Cases cited by appellants, such as Rossi v. Caire, 186 Cal. 544 [199 P. 1042], Anthony v. Janssen, 183 Cal. 329 [191 P. 538], Brandon v. Umpqua Lumber etc. Co., 166 Cal. 322 [136 P. 62], and Hanson v. Choynski, 180 Cal. 275 [180 P. 816], involve the first license tax act of 1905, while Crossman v. Vivienda Water Co., 150 Cal. 575 [89 P. 335], Havemeyer v. Superior Court, 84 Cal. 327 [24 P. 121, 18 Am. St. Rep. 192, 10 L.R.A. 627], and Henderson v. Palmer Union Oil Co., 29 Cal. App. 451 [156 P. 65], involve merely the effect of Civil Code section 400 prior to the passage of the second license tax act in 1917. None of them contains a single ruling favoring the contention here made by appellants.
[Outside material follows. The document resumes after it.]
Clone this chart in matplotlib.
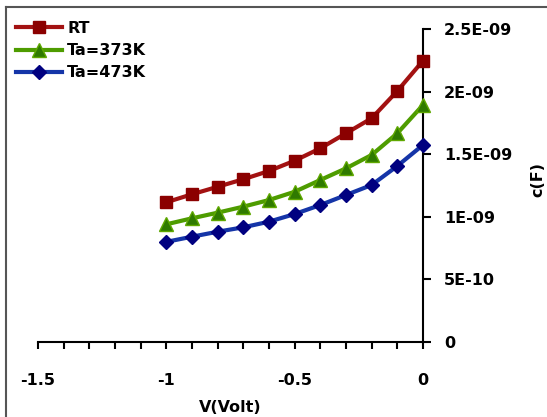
import matplotlib
matplotlib.use("Agg")
import matplotlib.pyplot as plt
from matplotlib.lines import Line2D
from matplotlib.ticker import FixedLocator, FixedFormatter, MultipleLocator

voltage = [-1.0, -0.9, -0.8, -0.7, -0.6, -0.5, -0.4, -0.3, -0.2, -0.1, 0.0]
c_rt = [1.116e-9, 1.18e-9, 1.24e-9, 1.30e-9, 1.366e-9, 1.448e-9, 1.547e-9, 1.667e-9, 1.787e-9, 2.005e-9, 2.247e-9]
c_373 = [0.94e-9, 0.988e-9, 1.033e-9, 1.081e-9, 1.134e-9, 1.20e-9, 1.294e-9, 1.387e-9, 1.494e-9, 1.667e-9, 1.893e-9]
c_473 = [0.80e-9, 0.841e-9, 0.881e-9, 0.916e-9, 0.961e-9, 1.022e-9, 1.094e-9, 1.174e-9, 1.254e-9, 1.406e-9, 1.574e-9]
series_labels = ["RT", "Ta=373K", "Ta=473K"]

x_ticks = [-1.5, -1.0, -0.5, 0.0]
x_tick_labels = ["-1.5", "-1", "-0.5", "0"]
y_ticks = [0, 0.5e-9, 1.0e-9, 1.5e-9, 2.0e-9, 2.5e-9]
y_tick_labels = ["0", "5E-10", "1E-09", "1.5E-09", "2E-09", "2.5E-09"]

FS = 11.5
plt.rcParams["font.family"] = ["DejaVu Sans"]
plt.rcParams["font.weight"] = "bold"

fig = plt.figure(figsize=(5.47, 4.17), dpi=100)
W, H = 547, 417
ax = fig.add_axes([38 / W, 1 - 342 / H, (423 - 38) / W, (342 - 29) / H])

ax.plot(voltage, c_rt, color="#A31212", lw=3, marker="s", ms=8,
        mfc="#8B0000", mec="#8B0000", clip_on=False, label=series_labels[0], zorder=3)
ax.plot(voltage, c_373, color="#4E9C00", lw=3, marker="^", ms=9.5,
        mfc="#2F7A00", mec="#5FA800", mew=1, clip_on=False, label=series_labels[1], zorder=3)
ax.plot(voltage, c_473, color="#1535A8", lw=3, marker="D", ms=7,
        mfc="#000080", mec="#000080", clip_on=False, label=series_labels[2], zorder=3)

ax.set_xlim(-1.5, 0)
ax.set_ylim(0, 2.5e-9)

for s in ["top", "left"]:
    ax.spines[s].set_visible(False)
ax.spines["right"].set_linewidth(1.5)
ax.spines["bottom"].set_linewidth(1.5)

ax.xaxis.set_major_locator(FixedLocator(x_ticks))
ax.xaxis.set_major_formatter(FixedFormatter(x_tick_labels))
ax.xaxis.set_minor_locator(MultipleLocator(0.1))
ax.yaxis.set_major_locator(FixedLocator(y_ticks))
ax.yaxis.set_major_formatter(FixedFormatter(y_tick_labels))
ax.yaxis.tick_right()
ax.yaxis.set_label_position("right")

ax.tick_params(axis="x", which="both", direction="out", length=5, width=1.5,
               pad=17, labelsize=FS)
ax.tick_params(axis="y", which="both", direction="out", length=6, width=1.5,
               pad=9, labelsize=FS)
for lab in ax.get_xticklabels() + ax.get_yticklabels():
    lab.set_fontweight("bold")

ax.set_xlabel("V(Volt)", fontsize=FS, fontweight="bold")
ax.xaxis.set_label_coords(0.5, -0.186)
ax.set_ylabel("c(F)", fontsize=FS, fontweight="bold", rotation=90)
ax.yaxis.set_label_coords(1.278, 0.518)

leg = fig.legend(loc="upper left", bbox_to_anchor=(16 / W, 1 - 21 / H),
                 frameon=False, fontsize=FS, handlelength=2.9, handletextpad=0.3,
                 labelspacing=0.45, borderpad=0, borderaxespad=0)
for t in leg.get_texts():
    t.set_fontweight("bold")

# outer frame (left and top edges)
fig.add_artist(Line2D([6 / W, 6 / W], [0, 1 - 7 / H], transform=fig.transFigure,
                      color="#555555", lw=1.5))
fig.add_artist(Line2D([6 / W, 1], [1 - 7 / H, 1 - 7 / H], transform=fig.transFigure,
                      color="#555555", lw=1.5))

fig.savefig("out.png", dpi=100)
On the contrary, such of the cases as touch on the point here involved interpret the 1917 act as we do. Moreover, another case not cited by appellants, Ransome-Crummey Co. v. Superior Court, 188 Cal. 393 [205 P. 446], while it does not touch directly on some of the points raised by appellants here, supports our holding. See, also, Smith v. Lewis, 211 Cal. 294 [295 P. 37].
For the reasons indicated the judgment is affirmed.
Wood (W. J.), Acting P. J., and McComb, J., concurred.